What needs to be done
Copy nothing but the text: reproduce each line of the listing exactly and leave the pictures out.

Provided material
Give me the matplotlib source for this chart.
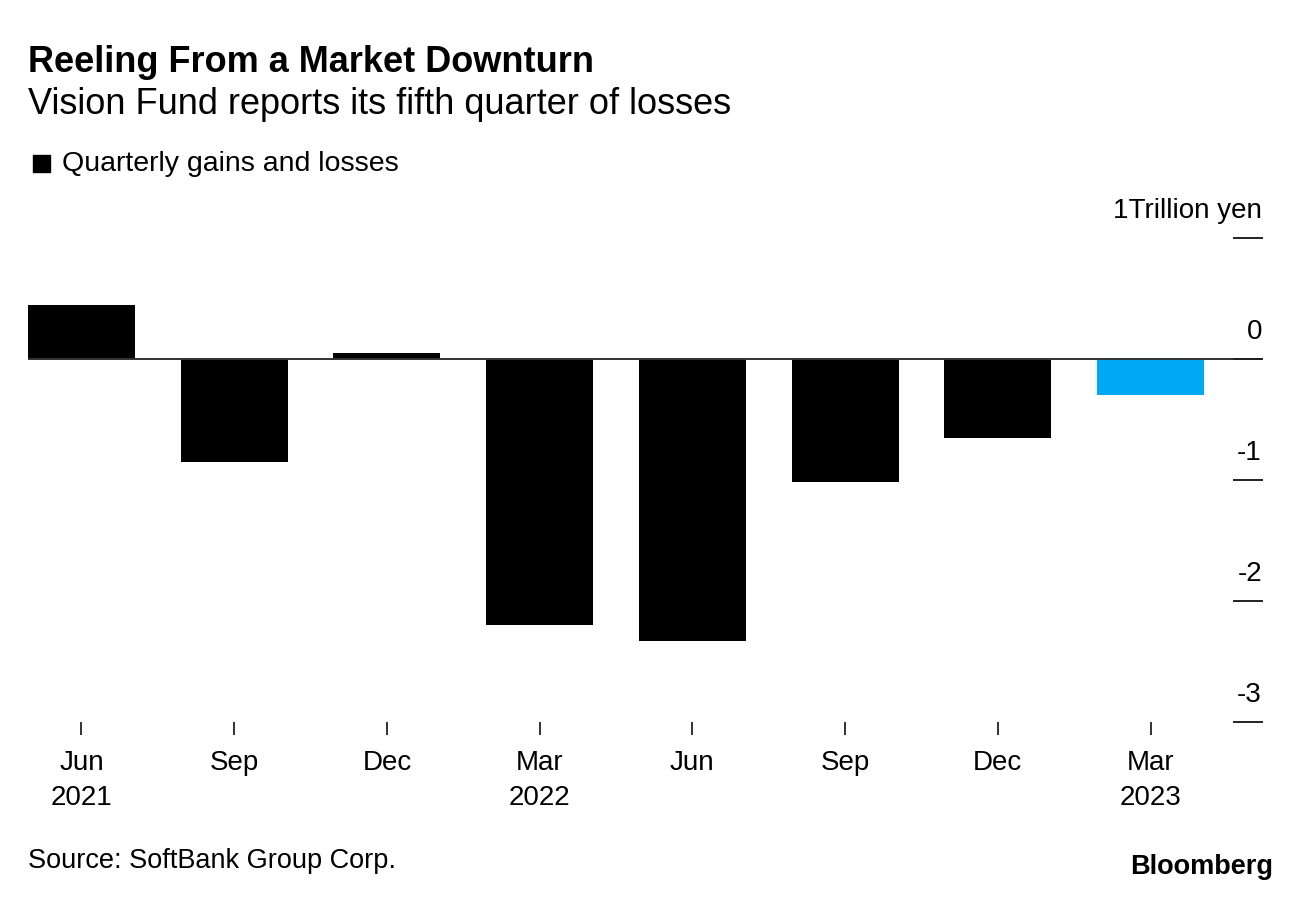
import matplotlib
matplotlib.use("Agg")
import matplotlib.pyplot as plt
import matplotlib.transforms as mtransforms
from matplotlib.patches import Rectangle

plt.rcParams["font.family"] = ["Liberation Sans", "DejaVu Sans"]

# data (trillion yen)
quarters = ["Jun\n2021", "Sep", "Dec", "Mar\n2022", "Jun", "Sep", "Dec", "Mar\n2023"]
gains = [0.45, -0.85, 0.05, -2.20, -2.33, -1.02, -0.65, -0.30]
bar_colors = ["#000000"] * 7 + ["#00A9F4"]
y_ticks = [1, 0, -1, -2, -3]
y_tick_labels = ["1Trillion yen", "0", "-1", "-2", "-3"]

fig = plt.figure(figsize=(12.96, 9.0), dpi=100)
ax = fig.add_axes([28 / 1296, 178 / 900, 1234 / 1296, 484 / 900])

x = list(range(len(quarters)))
ax.bar(x, gains, width=0.70, color=bar_colors, zorder=2)
ax.axhline(0, color="#333333", linewidth=1.4, zorder=3)

ax.set_xlim(-0.35, 7.73)
ax.set_ylim(-3, 1)

for s in ax.spines.values():
    s.set_visible(False)

ax.set_xticks(x)
ax.set_xticklabels(quarters, fontsize=20, linespacing=1.45)
ax.tick_params(axis="x", length=9, width=1.3, color="#222222", pad=11)

# right-side tick marks with labels above them
ax.set_yticks([])
trans = mtransforms.blended_transform_factory(ax.transAxes, ax.transData)
for v, lab in zip(y_ticks, y_tick_labels):
    ax.plot([0.9775, 1.0], [v, v], transform=trans, color="#222222",
            linewidth=1.4, clip_on=False, zorder=3)
    ax.text(1.0, v + 0.22, lab, transform=trans, ha="right", va="center",
            fontsize=20)

# titles and legend
fig.text(28 / 1296, 1 - 62 / 900, "Reeling From a Market Downturn",
         fontsize=26, fontweight="bold", va="center", ha="left")
fig.text(28 / 1296, 1 - 104 / 900, "Vision Fund reports its fifth quarter of losses",
         fontsize=26, va="center", ha="left")
fig.patches.append(Rectangle((33 / 1296, 1 - 172 / 900), 17 / 1296, 17 / 900,
                             transform=fig.transFigure, color="#000000"))
fig.text(62 / 1296, 1 - 164 / 900, "Quarterly gains and losses",
         fontsize=20.5, va="center", ha="left")

fig.text(28 / 1296, 1 - 861 / 900, "Source: SoftBank Group Corp.",
         fontsize=19.5, va="center", ha="left")
fig.text(1273 / 1296, 1 - 867 / 900, "Bloomberg",
         fontsize=19.5, fontweight="bold", va="center", ha="right")

fig.savefig("out.png", dpi=100)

Answer to this exercise
Give me the matplotlib source for this chart.
import matplotlib
matplotlib.use("Agg")
import matplotlib.pyplot as plt
import matplotlib.transforms as mtransforms
from matplotlib.patches import Rectangle

plt.rcParams["font.family"] = ["Liberation Sans", "DejaVu Sans"]

# data (trillion yen)
quarters = ["Jun\n2021", "Sep", "Dec", "Mar\n2022", "Jun", "Sep", "Dec", "Mar\n2023"]
gains = [0.45, -0.85, 0.05, -2.20, -2.33, -1.02, -0.65, -0.30]
bar_colors = ["#000000"] * 7 + ["#00A9F4"]
y_ticks = [1, 0, -1, -2, -3]
y_tick_labels = ["1Trillion yen", "0", "-1", "-2", "-3"]

fig = plt.figure(figsize=(12.96, 9.0), dpi=100)
ax = fig.add_axes([28 / 1296, 178 / 900, 1234 / 1296, 484 / 900])

x = list(range(len(quarters)))
ax.bar(x, gains, width=0.70, color=bar_colors, zorder=2)
ax.axhline(0, color="#333333", linewidth=1.4, zorder=3)

ax.set_xlim(-0.35, 7.73)
ax.set_ylim(-3, 1)

for s in ax.spines.values():
    s.set_visible(False)

ax.set_xticks(x)
ax.set_xticklabels(quarters, fontsize=20, linespacing=1.45)
ax.tick_params(axis="x", length=9, width=1.3, color="#222222", pad=11)

# right-side tick marks with labels above them
ax.set_yticks([])
trans = mtransforms.blended_transform_factory(ax.transAxes, ax.transData)
for v, lab in zip(y_ticks, y_tick_labels):
    ax.plot([0.9775, 1.0], [v, v], transform=trans, color="#222222",
            linewidth=1.4, clip_on=False, zorder=3)
    ax.text(1.0, v + 0.22, lab, transform=trans, ha="right", va="center",
            fontsize=20)

# titles and legend
fig.text(28 / 1296, 1 - 62 / 900, "Reeling From a Market Downturn",
         fontsize=26, fontweight="bold", va="center", ha="left")
fig.text(28 / 1296, 1 - 104 / 900, "Vision Fund reports its fifth quarter of losses",
         fontsize=26, va="center", ha="left")
fig.patches.append(Rectangle((33 / 1296, 1 - 172 / 900), 17 / 1296, 17 / 900,
                             transform=fig.transFigure, color="#000000"))
fig.text(62 / 1296, 1 - 164 / 900, "Quarterly gains and losses",
         fontsize=20.5, va="center", ha="left")

fig.text(28 / 1296, 1 - 861 / 900, "Source: SoftBank Group Corp.",
         fontsize=19.5, va="center", ha="left")
fig.text(1273 / 1296, 1 - 867 / 900, "Bloomberg",
         fontsize=19.5, fontweight="bold", va="center", ha="right")

fig.savefig("out.png", dpi=100)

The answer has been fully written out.